Pakistani cricketer (1907–1991)

Malik Miran Bakhsh (20 April 1907 – 8 February 1991), also known as Miran Bux, was a Pakistani international cricketer who played in two Test matches in 1955.

==Early life and family==
Malik Miran Bakhsh was born on 20 April 1907 in Rawalpindi, British India. His father was a groundsman at the Pindi Club Ground.

==Career==
Bakhsh made his first-class cricket debut in 1950, at the age of 43, representing Commander-in-Chief's Eleven. Before his first-class debut, he played in two day matches against West Indies and Commonwealth cricket team.

At the age of 47 years and 284 days, he made his Test debut against India at Lahore, making him the second oldest Test debutant, behind James Southerton. Unusually, this was only his second first-class cricket match.

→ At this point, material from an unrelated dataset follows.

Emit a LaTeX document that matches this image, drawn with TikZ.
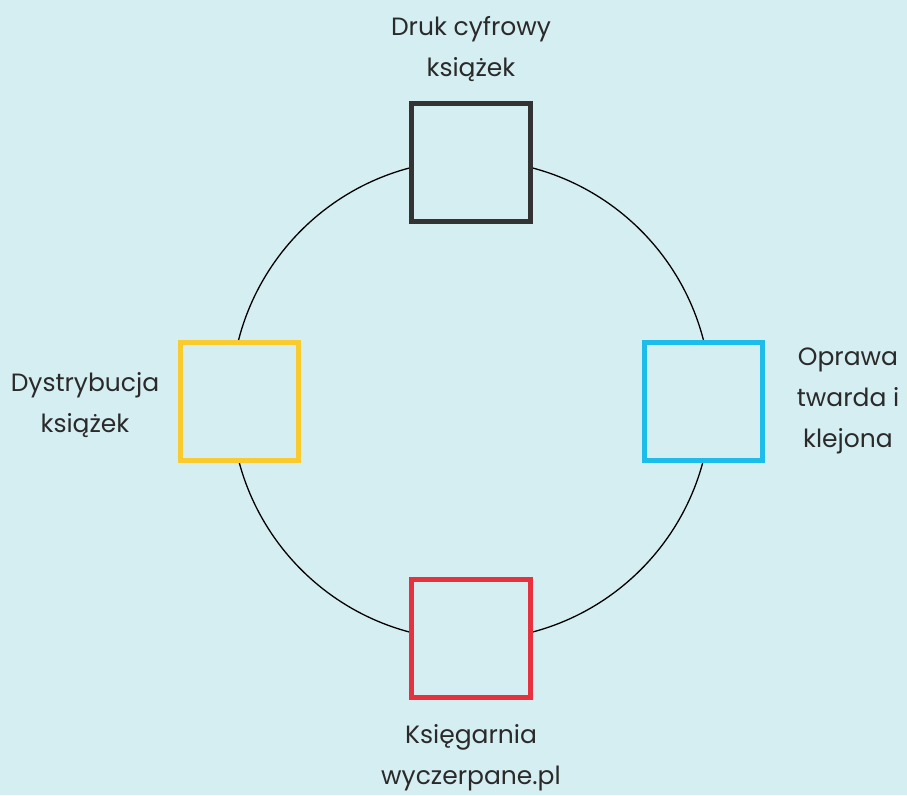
\documentclass[tikz,border=0pt]{standalone}
\usepackage{fontspec}
\setmainfont{Poppins}
\definecolor{bg}{HTML}{D5EEF2}
\definecolor{cdark}{HTML}{333333}
\definecolor{ccyan}{HTML}{1DBDEB}
\definecolor{cyellow}{HTML}{F9CB2E}
\definecolor{cred}{HTML}{E8313F}
\definecolor{ctext}{HTML}{2A2A2A}
\begin{document}
\begin{tikzpicture}[x=1pt,y=-1pt,
  sq/.style={draw,line width=5pt,fill=bg,minimum size=118.5pt,inner sep=0pt},
  lbl/.style={text=ctext,align=center,font=\fontsize{25}{41}\selectfont,inner sep=0pt}]
\fill[bg] (0,0) rectangle (907,795);
\useasboundingbox (0,0) rectangle (907,795);
\node[circle,draw,line width=1.3pt,minimum size=480pt,inner sep=0pt] (c) at (471,400) {};
\node[sq,draw=cdark] (top) at (471,162.5) {};
\node[sq,draw=ccyan] (right) at (703.5,401.5) {};
\node[sq,draw=cyellow] (left) at (239.5,401.5) {};
\node[sq,draw=cred] (bot) at (471,638.5) {};
\node[lbl] (ttop) at (471,49) {Druk cyfrowy\\książek};
\node[lbl] (tright) at (848,401) {Oprawa\\twarda i\\klejona};
\node[lbl] (tleft) at (85,405) {Dystrybucja\\książek};
\node[lbl] (tbot) at (471,758) {Księgarnia\\wyczerpane.pl};
\end{tikzpicture}
\end{document}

A tall off-spinner, he had taken five wickets in a two-day match against the touring West Indians in 1948/49, and 10 in another two-day match against the Commonwealth XI in 1949/50. After his brief Test career ended, he continued playing first-class cricket in Pakistan until 1958/59, when at the age of 51, he took four wickets in his last match playing for Rawalpindi against Peshawar. His best bowling figures came in a match for Combined Services at Dacca in 1956/57, when he took 6 for 15 to help dismiss East Pakistan Whites for 33 runs.